▶ _WRITTEN INSTRUCTION_:
Reproduce the data below in full and exclude every picture.

▶ _RECORDED INFORMATION_:
■ ■ ■ ■

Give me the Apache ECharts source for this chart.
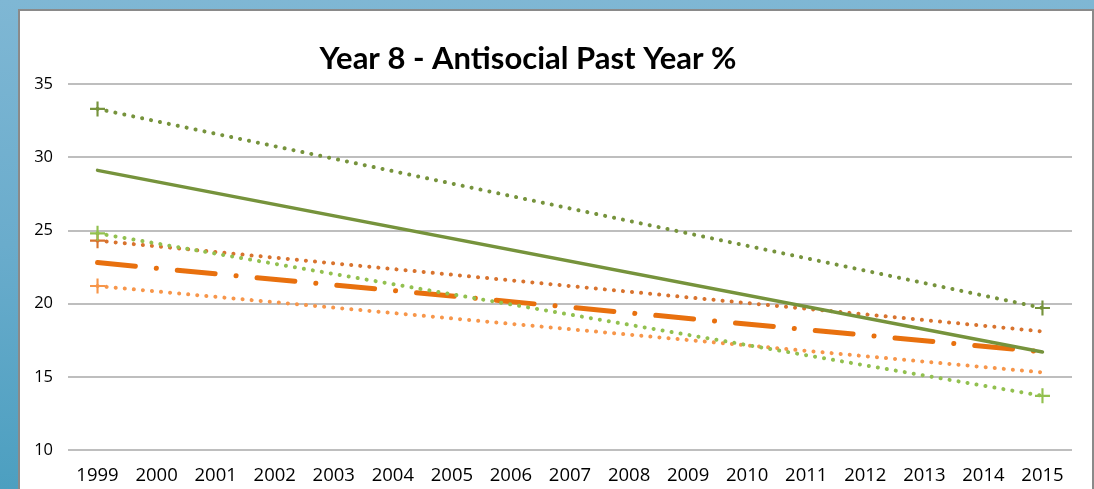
<!DOCTYPE html>
<html>
<head>
<meta charset="utf-8">
<script src="https://cdn.jsdelivr.net/npm/echarts@6/dist/echarts.min.js"></script>
<style>
  html, body { margin: 0; padding: 0; }
  body {
    width: 1094px; height: 489px; overflow: hidden;
    background: linear-gradient(to bottom, #7fb7d4 0%, #6aaccc 50%, #4c9fc0 100%);
  }
  #frame {
    position: absolute; left: 18px; top: 9px;
    width: 1072px; height: 490px;
    background: #fff;
    border: 2px solid #8a8a8a; border-bottom: none;
  }
  #chart { width: 1072px; height: 480px; }
</style>
</head>
<body>
<div id="frame"><div id="chart"></div></div>
<script>
  // categories
  var years = ['1999','2000','2001','2002','2003','2004','2005','2006','2007','2008',
               '2009','2010','2011','2012','2013','2014','2015'];
  var yTicks = [10, 15, 20, 25, 30, 35];

  // values (only the end points are drawn)
  var greenUpper  = [33.3, null, null, null, null, null, null, null, null, null, null, null, null, null, null, null, 19.7];
  var greenTrend  = [29.1, null, null, null, null, null, null, null, null, null, null, null, null, null, null, null, 16.7];
  var greenLower  = [24.8, null, null, null, null, null, null, null, null, null, null, null, null, null, null, null, 13.7];
  var orangeUpper = [24.3, null, null, null, null, null, null, null, null, null, null, null, null, null, null, null, 18.1];
  var orangeTrend = [22.8, null, null, null, null, null, null, null, null, null, null, null, null, null, null, null, 16.7];
  var orangeLower = [21.2, null, null, null, null, null, null, null, null, null, null, null, null, null, null, null, 15.3];

  var plus = 'path://M0,6H14V8H0Z M6,0H8V14H6Z';
  var dotted = [0.1, 9];

  // builds the data with a "+" only at the listed indexes
  function withMarks(values, marks) {
    return values.map(function (v, i) {
      if (v == null) return null;
      return { value: v, symbol: marks.indexOf(i) >= 0 ? plus : 'none' };
    });
  }

  function line(name, values, color, width, type, marks) {
    return {
      name: name,
      type: 'line',
      data: withMarks(values, marks),
      connectNulls: true,
      symbolSize: 15,
      showAllSymbol: true,
      itemStyle: { color: color },
      lineStyle: { color: color, width: width, type: type, cap: 'round' },
      emphasis: { disabled: true },
      silent: true
    };
  }

  var chart = echarts.init(document.getElementById('chart'));
  chart.setOption({
    animation: false,
    title: {
      text: 'Year 8 - Antisocial Past Year %',
      left: 503,
      top: 27,
      textAlign: 'center',
      textStyle: { fontFamily: 'Lato', fontWeight: 'bold', fontSize: 31, color: '#000' }
    },
    grid: { left: 48, top: 73, width: 1004, height: 366 },
    xAxis: {
      type: 'category',
      data: years,
      boundaryGap: true,
      axisLine: { show: false },
      axisTick: { show: false },
      axisLabel: { color: '#000', fontFamily: 'Open Sans', fontSize: 18.5, margin: 16, interval: 0 }
    },
    yAxis: {
      type: 'value',
      min: yTicks[0],
      max: yTicks[yTicks.length - 1],
      interval: 5,
      axisLine: { show: false },
      axisTick: { show: false },
      axisLabel: { color: '#000', fontFamily: 'Open Sans', fontSize: 16.5, margin: 15 },
      splitLine: { lineStyle: { color: '#a8a8a8', width: 1.5 } }
    },
    series: [
      line('Orange upper', orangeUpper, '#d8732e', 4, dotted, [0]),
      line('Orange trend', orangeTrend, '#e8700e', 5, [38, 21, 0.1, 21], []),
      line('Orange lower', orangeLower, '#f7964a', 4, dotted, [0]),
      line('Green upper', greenUpper, '#76933c', 4, dotted, [0, 16]),
      line('Green lower', greenLower, '#92c04f', 4, dotted, [0, 16]),
      line('Green trend', greenTrend, '#76933c', 3.5, 'solid', [])
    ]
  });
</script>
</body>
</html>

■ ■ ■ ■

▶ _EXERCISE RESULT_:
Give me the Apache ECharts source for this chart.
<!DOCTYPE html>
<html>
<head>
<meta charset="utf-8">
<script src="https://cdn.jsdelivr.net/npm/echarts@6/dist/echarts.min.js"></script>
<style>
  html, body { margin: 0; padding: 0; }
  body {
    width: 1094px; height: 489px; overflow: hidden;
    background: linear-gradient(to bottom, #7fb7d4 0%, #6aaccc 50%, #4c9fc0 100%);
  }
  #frame {
    position: absolute; left: 18px; top: 9px;
    width: 1072px; height: 490px;
    background: #fff;
    border: 2px solid #8a8a8a; border-bottom: none;
  }
  #chart { width: 1072px; height: 480px; }
</style>
</head>
<body>
<div id="frame"><div id="chart"></div></div>
<script>
  // categories
  var years = ['1999','2000','2001','2002','2003','2004','2005','2006','2007','2008',
               '2009','2010','2011','2012','2013','2014','2015'];
  var yTicks = [10, 15, 20, 25, 30, 35];

  // values (only the end points are drawn)
  var greenUpper  = [33.3, null, null, null, null, null, null, null, null, null, null, null, null, null, null, null, 19.7];
  var greenTrend  = [29.1, null, null, null, null, null, null, null, null, null, null, null, null, null, null, null, 16.7];
  var greenLower  = [24.8, null, null, null, null, null, null, null, null, null, null, null, null, null, null, null, 13.7];
  var orangeUpper = [24.3, null, null, null, null, null, null, null, null, null, null, null, null, null, null, null, 18.1];
  var orangeTrend = [22.8, null, null, null, null, null, null, null, null, null, null, null, null, null, null, null, 16.7];
  var orangeLower = [21.2, null, null, null, null, null, null, null, null, null, null, null, null, null, null, null, 15.3];

  var plus = 'path://M0,6H14V8H0Z M6,0H8V14H6Z';
  var dotted = [0.1, 9];

  // builds the data with a "+" only at the listed indexes
  function withMarks(values, marks) {
    return values.map(function (v, i) {
      if (v == null) return null;
      return { value: v, symbol: marks.indexOf(i) >= 0 ? plus : 'none' };
    });
  }

  function line(name, values, color, width, type, marks) {
    return {
      name: name,
      type: 'line',
      data: withMarks(values, marks),
      connectNulls: true,
      symbolSize: 15,
      showAllSymbol: true,
      itemStyle: { color: color },
      lineStyle: { color: color, width: width, type: type, cap: 'round' },
      emphasis: { disabled: true },
      silent: true
    };
  }

  var chart = echarts.init(document.getElementById('chart'));
  chart.setOption({
    animation: false,
    title: {
      text: 'Year 8 - Antisocial Past Year %',
      left: 503,
      top: 27,
      textAlign: 'center',
      textStyle: { fontFamily: 'Lato', fontWeight: 'bold', fontSize: 31, color: '#000' }
    },
    grid: { left: 48, top: 73, width: 1004, height: 366 },
    xAxis: {
      type: 'category',
      data: years,
      boundaryGap: true,
      axisLine: { show: false },
      axisTick: { show: false },
      axisLabel: { color: '#000', fontFamily: 'Open Sans', fontSize: 18.5, margin: 16, interval: 0 }
    },
    yAxis: {
      type: 'value',
      min: yTicks[0],
      max: yTicks[yTicks.length - 1],
      interval: 5,
      axisLine: { show: false },
      axisTick: { show: false },
      axisLabel: { color: '#000', fontFamily: 'Open Sans', fontSize: 16.5, margin: 15 },
      splitLine: { lineStyle: { color: '#a8a8a8', width: 1.5 } }
    },
    series: [
      line('Orange upper', orangeUpper, '#d8732e', 4, dotted, [0]),
      line('Orange trend', orangeTrend, '#e8700e', 5, [38, 21, 0.1, 21], []),
      line('Orange lower', orangeLower, '#f7964a', 4, dotted, [0]),
      line('Green upper', greenUpper, '#76933c', 4, dotted, [0, 16]),
      line('Green lower', greenLower, '#92c04f', 4, dotted, [0, 16]),
      line('Green trend', greenTrend, '#76933c', 3.5, 'solid', [])
    ]
  });
</script>
</body>
</html>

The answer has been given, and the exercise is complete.